MARKEY: Instead of having three different institutions purchase books you would have one system purchase books, instead of having three different catalog systems you’d have one catalog system.

REPORTER: Markey, who negotiated a half dozen labor contracts before retiring to Hawaii, says a single library system would save money on heating oil, janitorial and security services, even the trucks that move books from library to library. All of these are now contracted separately, and have been since the libraries began as separate systems in the 19th century.

So is a merger worth considering? WNYC asked Queens Public Library CEO Tom Galante.

GALANTE: My reaction to that would be no. It’s a good question. I think that without understanding the cost structures of libraries that might be a natural instinct.

REPORTER: Galante says each of the city’s libraries is so big, they already get the advantages of scale – like discounts on book orders.

And the biggest expense – labor – is negotiated jointly by the three library systems. In effect they’ve already consolidated some functions. So why not go it all the way?
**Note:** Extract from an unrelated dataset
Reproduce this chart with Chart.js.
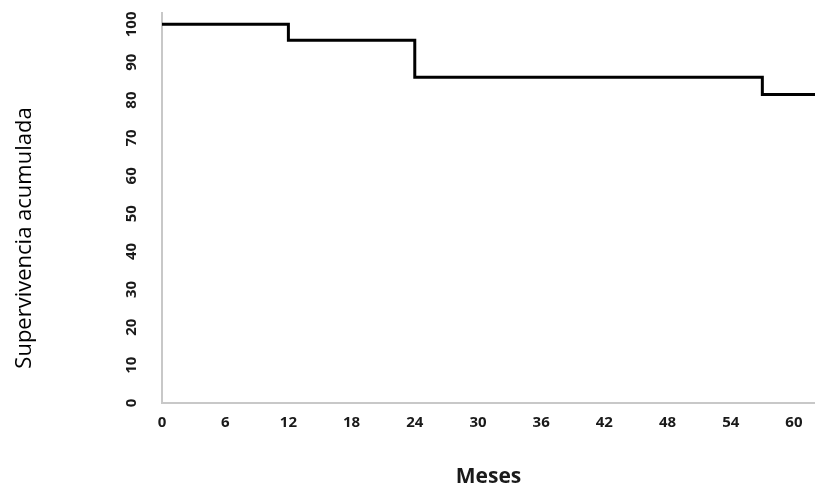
<!DOCTYPE html>
<html>
<head>
<meta charset="utf-8">
<script src="https://cdn.jsdelivr.net/npm/chart.js@4/dist/chart.umd.min.js"></script>
<style>
  html, body { margin: 0; padding: 0; background: #ffffff; }
  #wrap { width: 815px; height: 486px; position: relative; }
</style>
</head>
<body>
<div id="wrap"><canvas id="c" width="815" height="486"></canvas></div>
<script>
// Data
const months = [0, 12, 24, 57, 62];
const survival = [100, 95.8, 86, 81.5, 81.5];
const xTickValues = [0, 6, 12, 18, 24, 30, 36, 42, 48, 54, 60];
const yTickValues = [0, 10, 20, 30, 40, 50, 60, 70, 80, 90, 100];
const xTitle = 'Meses';
const yTitle = 'Supervivencia acumulada';

const points = months.map((m, i) => ({ x: m, y: survival[i] }));

const yLabelPlugin = {
  id: 'yLabels',
  afterDraw(chart) {
    const ctx = chart.ctx;
    const ys = chart.scales.y;
    ctx.save();
    ctx.fillStyle = '#1a1a1a';
    ctx.font = 'bold 15px "Open Sans", sans-serif';
    ctx.textAlign = 'center';
    ctx.textBaseline = 'middle';
    yTickValues.forEach(v => {
      const py = ys.getPixelForValue(v);
      ctx.save();
      ctx.translate(132, py);
      ctx.rotate(-Math.PI / 2);
      ctx.fillText(String(v), 0, 0);
      ctx.restore();
    });
    ctx.font = '22px "Open Sans", sans-serif';
    ctx.fillStyle = '#000';
    ctx.translate(25, 238);
    ctx.rotate(-Math.PI / 2);
    ctx.fillText(yTitle, 0, 0);
    ctx.restore();
  }
};

new Chart(document.getElementById('c'), {
  type: 'line',
  data: {
    datasets: [{
      data: points,
      borderColor: '#000000',
      borderWidth: 3,
      pointRadius: 0,
      stepped: 'before',
      fill: false
    }]
  },
  options: {
    responsive: false,
    animation: false,
    layout: { padding: { top: 13, right: 0, left: 0, bottom: 0 } },
    plugins: { legend: { display: false }, tooltip: { enabled: false } },
    scales: {
      x: {
        type: 'linear',
        min: 0,
        max: 62,
        afterBuildTicks: s => { s.ticks = xTickValues.map(v => ({ value: v })); },
        afterFit: s => { s.height = 83; },
        grid: { display: false, drawTicks: false },
        border: { display: true, color: '#c8c8c8', width: 2 },
        ticks: {
          padding: 11,
          color: '#1a1a1a',
          font: { family: '"Open Sans", sans-serif', size: 15, weight: 'bold' },
          maxRotation: 0,
          autoSkip: false
        },
        title: {
          display: true,
          text: xTitle,
          color: '#1a1a1a',
          font: { family: '"Open Sans", sans-serif', size: 21, weight: 'bold' },
          padding: { top: 0, bottom: -4 }
        }
      },
      y: {
        type: 'linear',
        min: 0,
        max: 103,
        afterBuildTicks: s => { s.ticks = yTickValues.map(v => ({ value: v })); },
        afterFit: s => { s.width = 162; },
        grid: { display: false, drawTicks: false },
        border: { display: true, color: '#c8c8c8', width: 2 },
        ticks: { display: false },
        title: { display: false }
      }
    }
  },
  plugins: [yLabelPlugin]
});
</script>
</body>
</html>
GALANTE: in the end you’d have people making decisions that are farther and farther away from the services you’re trying to deliver and I think a reasonable argument could be made is they’ll make decisions that aren’t going to be as cost effective or at least from a service delivery perspective would not be nearly as good as they can be when you’re closer to the action.

REPORTER: Some library users polled by WNYC agree with this view. Others think consolidation could save money, or should at least be studied. Many people said the greatest benefit wouldn’t be financial. Angel Palmer lives in Brooklyn but works in Manhattan.

PALMER: being able to take books out of any library and being able to take it back to any library. Not having to re-register my library card to use it in Manhattan, Bronx, Queens.

REPORTER: One city, one system. Ray Markey, the retired librarian, says only one person might be able to convince three different library boards to give up their separate fiefdoms. It’s a man who’s sat on quite a few charitable boards himself.

MARRITZ: Mr Mayor, I wanted to know whether you think it would make sense to encourage the libraries to merge possibly, could money be saved if we had one system instead of three?

BLOOMBERG: Well, I don’t know whether that would save anything, I don’t think, although I’ll certainly talk to Paul LeClerc and ask

REOPORTER: That’s Paul LeClerc, president of the New York Public Library

BLOOMBERG: But I don’t think if you at the top level combined them it would make very much difference.

REPORTER: For this year, the libraries’ fiscal future looks secure. When WNYC recently asked Paul LeClerc whether a merger would be a good idea, he shook his head no.